Lines of data
■ ■ ■ ■ ■ ■ ■
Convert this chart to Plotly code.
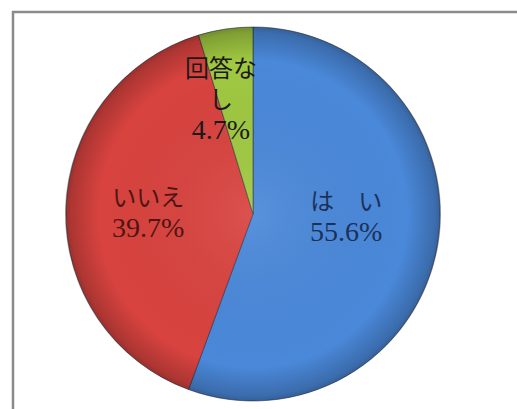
import base64
import plotly.graph_objects as go

# Survey answers (share of respondents, %)
labels = ["はい", "いいえ", "回答なし"]
label_text = ["は　い", "いいえ", "回答な<br>し"]
values = [55.6, 39.7, 4.7]
slice_colors = ["#4a88d9", "#d8433f", "#a0c841"]
text_colors = ["#1c3158", "#4e1512", "#1a1a1a"]
# label block centres in pixels (x, y from top)
label_px = [(346, 218), (148, 214), (221, 100)]

W, H = 517, 409
FONT = "Liberation Serif, 'Noto Sans CJK JP', serif"

fig = go.Figure(
    go.Pie(
        labels=labels,
        values=values,
        sort=False,
        direction="clockwise",
        rotation=0,
        textinfo="none",
        hoverinfo="label+percent",
        marker=dict(colors=slice_colors, line=dict(color="rgba(40,40,60,0.55)", width=1)),
        domain=dict(x=[65 / W, 441 / W], y=[(H - 401) / H, (H - 27) / H]),
        showlegend=False,
    )
)

# soft radial shading over the pie
svg = (
    '<svg xmlns="http://www.w3.org/2000/svg" width="200" height="200">'
    '<defs><radialGradient id="g" cx="50%" cy="50%" r="50%">'
    '<stop offset="0%" stop-color="white" stop-opacity="0.08"/>'
    '<stop offset="82%" stop-color="black" stop-opacity="0.0"/>'
    '<stop offset="97%" stop-color="black" stop-opacity="0.20"/>'
    '<stop offset="100%" stop-color="black" stop-opacity="0.30"/>'
    '</radialGradient></defs>'
    '<circle cx="100" cy="100" r="100" fill="url(#g)"/></svg>'
)
src = "data:image/svg+xml;base64," + base64.b64encode(svg.encode()).decode()
fig.add_layout_image(
    source=src, xref="paper", yref="paper",
    x=65 / W, y=(H - 27) / H, sizex=376 / W, sizey=374 / H,
    xanchor="left", yanchor="top", sizing="stretch", layer="above",
)

for txt, v, col, (px, py) in zip(label_text, values, text_colors, label_px):
    fig.add_annotation(
        x=px / W, y=(H - py) / H, xref="paper", yref="paper",
        text=f"{txt}<br><span style='font-size:28px'>{v:.1f}%</span>",
        showarrow=False,
        font=dict(family=FONT, size=24, color=col),
        align="center", xanchor="center", yanchor="middle",
    )

# chart frame
fig.add_shape(
    type="rect", xref="paper", yref="paper",
    x0=13 / W, x1=(W + 20) / W, y0=-20 / H, y1=(H - 12) / H,
    line=dict(color="#8a8a8a", width=2.5), fillcolor="rgba(0,0,0,0)",
)

fig.update_layout(
    width=W, height=H,
    margin=dict(l=0, r=0, t=0, b=0),
    paper_bgcolor="white", plot_bgcolor="white",
)

fig.write_html("out.html")
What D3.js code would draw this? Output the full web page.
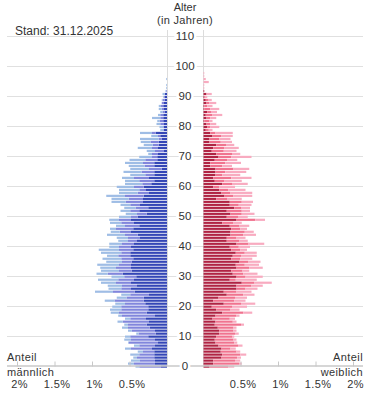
<!DOCTYPE html>
<html>
<head>
<meta charset="utf-8">
<script src="https://cdn.jsdelivr.net/npm/d3@7"></script>
<style>
  body { margin: 0; background: #fff; }
  text { font-family: "Liberation Sans", Arial, sans-serif; fill: #333; }
</style>
</head>
<body>
<div id="pyramid"></div>
<script>
// Bevoelkerungspyramide, Anteile je Altersjahr in Prozent

// ages 0..98 (one value per age)
const maleDark = [0.08,0.16,0.16,0.17,0.17,0.17,0.20,0.16,0.12,0.16,
  0.25,0.15,0.16,0.23,0.27,0.24,0.28,0.16,0.27,0.25,
  0.25,0.29,0.31,0.31,0.24,0.43,0.48,0.40,0.48,0.44,
  0.41,0.59,0.47,0.48,0.48,0.47,0.45,0.49,0.49,0.45,
  0.48,0.44,0.40,0.36,0.39,0.48,0.45,0.37,0.44,0.48,
  0.39,0.27,0.37,0.25,0.36,0.32,0.32,0.31,0.24,0.28,
  0.31,0.21,0.17,0.24,0.17,0.17,0.07,0.17,0.17,0.13,
  0.13,0.12,0.04,0.12,0.11,0.11,0.07,0.09,0.15,0.04,
  0.04,0.04,0.05,0.05,0.05,0.03,0.04,0.05,0.04,0.03,
  0.03,0.03,0,0,0,0,0,0,0];
const maleMid = [0.29,0.28,0.20,0.23,0.20,0.15,0.28,0.21,0.39,0.32,
  0.24,0.23,0.31,0.29,0.25,0.35,0.21,0.44,0.37,0.36,
  0.36,0.27,0.39,0.23,0.25,0.29,0.13,0.20,0.20,0.21,
  0.16,0.20,0.17,0.20,0.16,0.13,0.16,0.16,0.12,0.19,
  0.16,0.16,0.12,0.16,0.17,0.15,0.23,0.19,0.17,0.16,
  0.09,0.13,0.12,0.17,0.13,0.23,0.19,0.25,0.15,0.09,
  0.13,0.12,0.20,0.20,0.12,0.17,0.17,0.13,0.15,0.16,
  0.07,0.08,0.12,0.08,0.08,0.11,0.04,0.03,0.05,0.01,
  0.01,0.05,0.05,0.04,0.04,0.03,0.03,0.03,0.03,0.03,
  0.01,0,0.01,0,0,0,0,0,0];
const maleLight = [0.05,0.08,0.12,0.05,0.12,0.07,0.08,0.07,0.01,0.09,
  0.07,0.03,0.05,0.08,0.05,0.07,0.07,0.05,0.11,0.15,
  0.12,0.13,0.13,0.13,0.12,0.24,0.17,0.19,0.20,0.27,
  0.17,0.15,0.24,0.21,0.29,0.21,0.25,0.15,0.27,0.27,
  0.13,0.17,0.13,0.15,0.24,0.12,0.08,0.12,0.15,0.13,
  0.16,0.15,0.13,0.15,0.13,0.19,0.23,0.25,0.25,0.27,
  0.23,0.23,0.19,0.16,0.20,0.24,0.25,0.21,0.24,0.21,
  0.17,0.05,0.11,0.19,0.12,0.13,0.25,0.09,0.16,0.04,
  0.05,0.05,0.03,0.11,0.03,0.03,0.04,0.03,0,0.01,
  0.01,0.03,0.01,0.01,0.01,0,0.01,0,0];

const femaleDark = [0.08,0.13,0.13,0.24,0.25,0.23,0.24,0.20,0.16,0.15,
  0.17,0.21,0.21,0.19,0.15,0.16,0.12,0.16,0.25,0.17,
  0.11,0.27,0.13,0.20,0.31,0.27,0.44,0.44,0.51,0.35,
  0.44,0.39,0.37,0.44,0.43,0.48,0.37,0.39,0.43,0.37,
  0.35,0.44,0.31,0.31,0.36,0.36,0.37,0.35,0.25,0.44,
  0.31,0.36,0.31,0.41,0.35,0.35,0.17,0.28,0.24,0.21,
  0.13,0.25,0.15,0.13,0.16,0.16,0.16,0.09,0.09,0.15,
  0.20,0.17,0.11,0.13,0.17,0.08,0.08,0.12,0.09,0.03,
  0.05,0.04,0.01,0.04,0.03,0.05,0.01,0.01,0.04,0.03,
  0.01,0.04,0.01,0,0,0,0,0,0];
const femaleMid = [0.25,0.35,0.29,0.21,0.24,0.21,0.12,0.26,0.25,0.25,
  0.21,0.21,0.19,0.21,0.35,0.23,0.23,0.28,0.28,0.19,
  0.27,0.23,0.28,0.22,0.22,0.17,0.12,0.20,0.17,0.08,
  0.12,0.14,0.15,0.17,0.12,0.12,0.12,0.11,0.12,0.12,
  0.12,0.16,0.17,0.13,0.17,0.19,0.12,0.13,0.15,0.25,
  0.15,0.15,0.20,0.09,0.12,0.16,0.15,0.12,0.12,0.12,
  0.08,0.13,0.13,0.24,0.09,0.13,0.24,0.16,0.20,0.17,
  0.17,0.21,0.16,0.15,0.13,0.15,0.13,0.12,0.07,0.04,
  0.04,0.05,0.07,0.05,0.09,0.05,0.08,0.04,0.04,0.03,
  0.01,0,0,0,0,0,0,0,0];
const femaleLight = [0.08,0.03,0.07,0.05,0.08,0.05,0.07,0.06,0.04,0.04,
  0.03,0.05,0.04,0.04,0.04,0.05,0.07,0.04,0.12,0.12,
  0.20,0.19,0.15,0.16,0.15,0.20,0.16,0.15,0.23,0.28,
  0.23,0.19,0.09,0.18,0.19,0.16,0.16,0.21,0.16,0.09,
  0.15,0.21,0.11,0.12,0.17,0.12,0.09,0.13,0.11,0.13,
  0.13,0.17,0.11,0.12,0.17,0.15,0.19,0.25,0.29,0.23,
  0.21,0.21,0.23,0.27,0.24,0.28,0.21,0.13,0.21,0.13,
  0.27,0.11,0.17,0.19,0.11,0.15,0.15,0.15,0.23,0.05,
  0.12,0.08,0.04,0.08,0.13,0.08,0.12,0.07,0.09,0.05,
  0.03,0.07,0,0.01,0.01,0.07,0.03,0.01,0.01];

const ageTicks = d3.range(0, 111, 10);
const shareTicks = [0.5, 1, 1.5, 2];

const width = 375;
const height = 416;

const svg = d3.select("#pyramid")
  .append("svg")
  .attr("width", width)
  .attr("height", height);

// scales
const y = d3.scaleLinear().domain([0, 110]).range([365.5, 36]);
const xL = d3.scaleLinear().domain([0, 2]).range([167, 17]);
const xR = d3.scaleLinear().domain([0, 2]).range([203, 353]);
const barH = (y(0) - y(1)) - 0.8;

// grid
svg.append("g")
  .selectAll("line")
  .data(ageTicks.filter(d => d > 0))
  .join("line")
    .attr("x1", 7).attr("x2", 363)
    .attr("y1", d => Math.round(y(d)) + 0.5)
    .attr("y2", d => Math.round(y(d)) + 0.5)
    .attr("stroke", "#e0e0e0");

svg.append("g")
  .selectAll("line")
  .data([167, 203])
  .join("line")
    .attr("x1", d => d + 0.5).attr("x2", d => d + 0.5)
    .attr("y1", 30).attr("y2", y(0))
    .attr("stroke", "#dcdcdc");

// stacked bars
const rows = maleDark.map((d, i) => ({
  age: i,
  md: d, mm: maleMid[i], ml: maleLight[i],
  fd: femaleDark[i], fm: femaleMid[i], fl: femaleLight[i]
}));

const maleStack = d3.stack().keys(["md", "mm", "ml"])(rows);
const femaleStack = d3.stack().keys(["fd", "fm", "fl"])(rows);

const maleColor = d3.scaleOrdinal(["md", "mm", "ml"], ["#3446b6", "#8186dc", "#9fbde5"]);
const femaleColor = d3.scaleOrdinal(["fd", "fm", "fl"], ["#b02444", "#f0738f", "#f8abc0"]);

svg.append("g")
  .selectAll("g")
  .data(maleStack)
  .join("g")
    .attr("fill", s => maleColor(s.key))
  .selectAll("rect")
  .data(s => s.filter(d => d[1] > d[0]))
  .join("rect")
    .attr("x", d => xL(d[1]))
    .attr("width", d => xL(d[0]) - xL(d[1]))
    .attr("y", d => y(d.data.age))
    .attr("height", barH);

svg.append("g")
  .selectAll("g")
  .data(femaleStack)
  .join("g")
    .attr("fill", s => femaleColor(s.key))
  .selectAll("rect")
  .data(s => s.filter(d => d[1] > d[0]))
  .join("rect")
    .attr("x", d => xR(d[0]) + 0.5)
    .attr("width", d => xR(d[1]) - xR(d[0]))
    .attr("y", d => y(d.data.age))
    .attr("height", barH);

// base line and ticks
svg.append("line")
  .attr("x1", 7).attr("x2", 363)
  .attr("y1", y(0) + 0.5).attr("y2", y(0) + 0.5)
  .attr("stroke", "#c8c8c8")
  .attr("stroke-width", 1.5);

const axL = svg.append("g")
  .attr("transform", `translate(0,${y(0)})`)
  .call(d3.axisBottom(xL).tickValues(shareTicks).tickSize(0).tickFormat(d => d + "%"));
const axR = svg.append("g")
  .attr("transform", `translate(0,${y(0)})`)
  .call(d3.axisBottom(xR).tickValues(shareTicks).tickSize(0).tickFormat(d => d + "%"));

[axL, axR].forEach(ax => {
  ax.select(".domain").remove();
  ax.selectAll(".tick").append("line")
    .attr("y1", -4).attr("y2", 1)
    .attr("stroke", "#c8c8c8");
  ax.selectAll(".tick text")
    .attr("y", 22).attr("dy", 0).attr("dx", 2)
    .attr("fill", "#333")
    .style("font-size", "11px")
    .style("letter-spacing", "0.4px")
    .style("font-family", "'Liberation Sans', Arial, sans-serif");
});

// age labels
svg.append("g")
  .selectAll("text")
  .data(ageTicks)
  .join("text")
    .attr("x", 185)
    .attr("y", d => y(d) + 4)
    .attr("text-anchor", "middle")
    .attr("font-size", "11.5px")
    .attr("stroke", "#fff")
    .attr("stroke-width", 5)
    .attr("paint-order", "stroke")
    .text(d => d);

// titles
svg.append("text").attr("x", 185).attr("y", 11).attr("text-anchor", "middle")
  .attr("font-size", "11px").text("Alter");
svg.append("text").attr("x", 185).attr("y", 24).attr("text-anchor", "middle")
  .attr("font-size", "11px").style("letter-spacing", "0.3px").text("(in Jahren)");

svg.append("text").attr("x", 15).attr("y", 35)
  .attr("font-size", "12px").text("Stand: 31.12.2025");

svg.append("text").attr("x", 7).attr("y", 361)
  .attr("font-size", "11px").style("letter-spacing", "0.4px").text("Anteil");
svg.append("text").attr("x", 7).attr("y", 376)
  .attr("font-size", "11px").style("letter-spacing", "0.4px").text("männlich");
svg.append("text").attr("x", 363).attr("y", 361).attr("text-anchor", "end")
  .attr("font-size", "11px").style("letter-spacing", "0.4px").text("Anteil");
svg.append("text").attr("x", 363).attr("y", 376).attr("text-anchor", "end")
  .attr("font-size", "11px").style("letter-spacing", "0.4px").text("weiblich");
</script>
</body>
</html>
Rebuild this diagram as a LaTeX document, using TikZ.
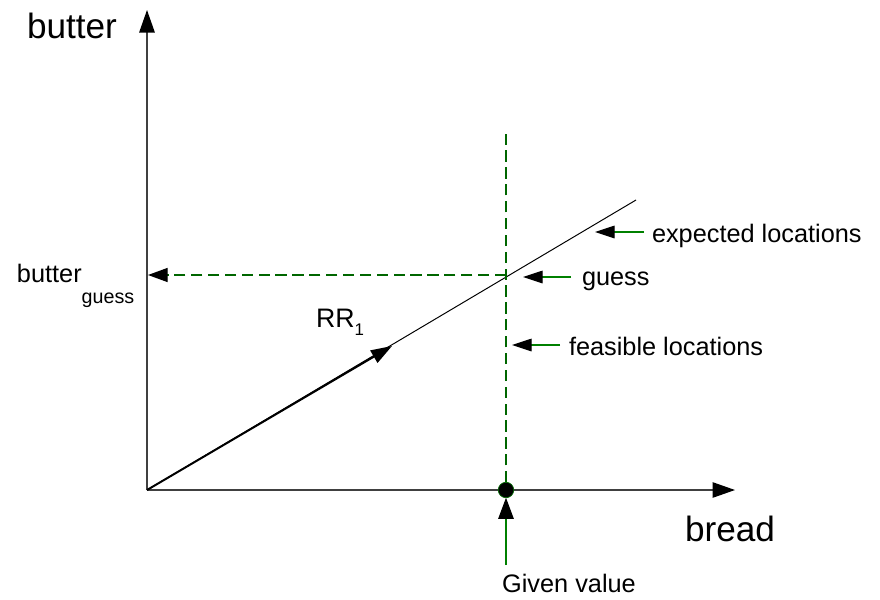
\documentclass[tikz,border=0pt]{standalone}
\usepackage{fontspec}
\setmainfont{Liberation Sans}
\usetikzlibrary{arrows.meta, positioning}

\begin{document}
\begin{tikzpicture}[
    x=0.025cm, y=-0.025cm,
    every node/.style={inner sep=0pt, outer sep=0pt},
    axis/.style={-{Triangle[length=16pt, width=11pt, black]}, line width=0.9pt, black!75},
    rrline/.style={line width=0.7pt, black},
    rrarrow/.style={-{Triangle[length=15pt, width=10pt]}, line width=1.4pt, black},
    dashline/.style={dashed, dash pattern=on 8pt off 4pt, line width=0.9pt, green!40!black},
    pointer/.style={-{Triangle[length=14pt, width=9pt, black]}, line width=0.8pt, green!50!black},
    bigtxt/.style={font=\fontsize{25}{30}\selectfont},
    txt/.style={font=\fontsize{18}{22}\selectfont},
    dot/.style={circle, fill=black, draw=green!40!black, line width=0.5pt, minimum size=11pt}
]
\useasboundingbox (0,0) rectangle (880,599);

% ============ AXES ============
\coordinate (O) at (147,490);
\coordinate (ytip) at (147,10);
\coordinate (xtip) at (735,490);
\draw[axis] (O) -- (ytip);
\draw[axis] (O) -- (xtip);

\node[bigtxt, anchor=base] (butter) at (72,38) {butter};
\node[bigtxt, anchor=base] (bread) at (730,541) {bread};

% ============ RR LINE ============
\coordinate (rrend) at (636,200);
\coordinate (rrtip) at (392,346);
\draw[rrline] (O) -- (rrend);
\draw[rrarrow] (O) -- (rrtip);
\node[anchor=base west, font=\fontsize{19}{23}\selectfont] (rr) at (316,327)
    {RR\raisebox{-6pt}{\fontsize{12}{14}\selectfont 1}};

% ============ GIVEN VALUE AND GUESS ============
\node[dot] (given) at (506,490) {};
\coordinate (vtop) at (506,130);
\coordinate (guess) at (506,275);
\coordinate (ymark) at (148,275);
\draw[dashline] (given) -- (vtop);
\draw[dashline, -{Triangle[length=14pt, width=10pt, black]}] (guess) -- (ymark);

\node[txt, anchor=base west] (bguess) at (17,282)
    {butter\raisebox{-15pt}{\fontsize{14}{16}\selectfont guess}};

\coordinate (givtail) at (506,565);
\draw[pointer, -{Triangle[length=15pt, width=11pt, black]}] (givtail) -- (given);
\node[txt, anchor=base] (givtxt) at (569,592) {Given value};

% ============ ANNOTATIONS ============
\node[txt, anchor=base west] (exptxt) at (652,242) {expected locations};
\node[txt, anchor=base west] (guesstxt) at (582,285) {guess};
\node[txt, anchor=base west] (feastxt) at (569,355) {feasible locations};

\coordinate (exptip) at (595,232);
\coordinate (guesstip) at (523,277);
\coordinate (feastip) at (512,345);
\draw[pointer] (exptxt.west |- exptip) ++(-8,0) -- (exptip);
\draw[pointer] (guesstxt.west |- guesstip) ++(-11,0) -- (guesstip);
\draw[pointer] (feastxt.west |- feastip) ++(-9,0) -- (feastip);

\end{tikzpicture}
\end{document}
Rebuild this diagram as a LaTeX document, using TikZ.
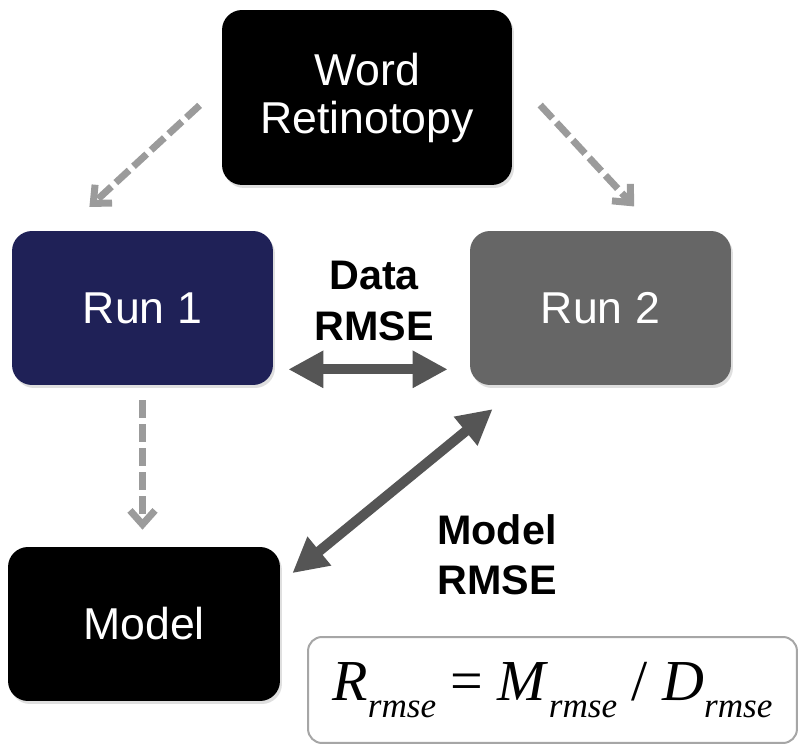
■ ■ ■ ■ ■ ■ ■
Goal
Give only the lines from the one with "What D3.js code" to the one with "Altersjahr in Prozent", both included, again and exactly; leave the images out.

Complete response
What D3.js code would draw this? Output the full web page.
<!DOCTYPE html>
<html>
<head>
<meta charset="utf-8">
<script src="https://cdn.jsdelivr.net/npm/d3@7"></script>
<style>
  body { margin: 0; background: #fff; }
  text { font-family: "Liberation Sans", Arial, sans-serif; fill: #333; }
</style>
</head>
<body>
<div id="pyramid"></div>
<script>
// Bevoelkerungspyramide, Anteile je Altersjahr in Prozent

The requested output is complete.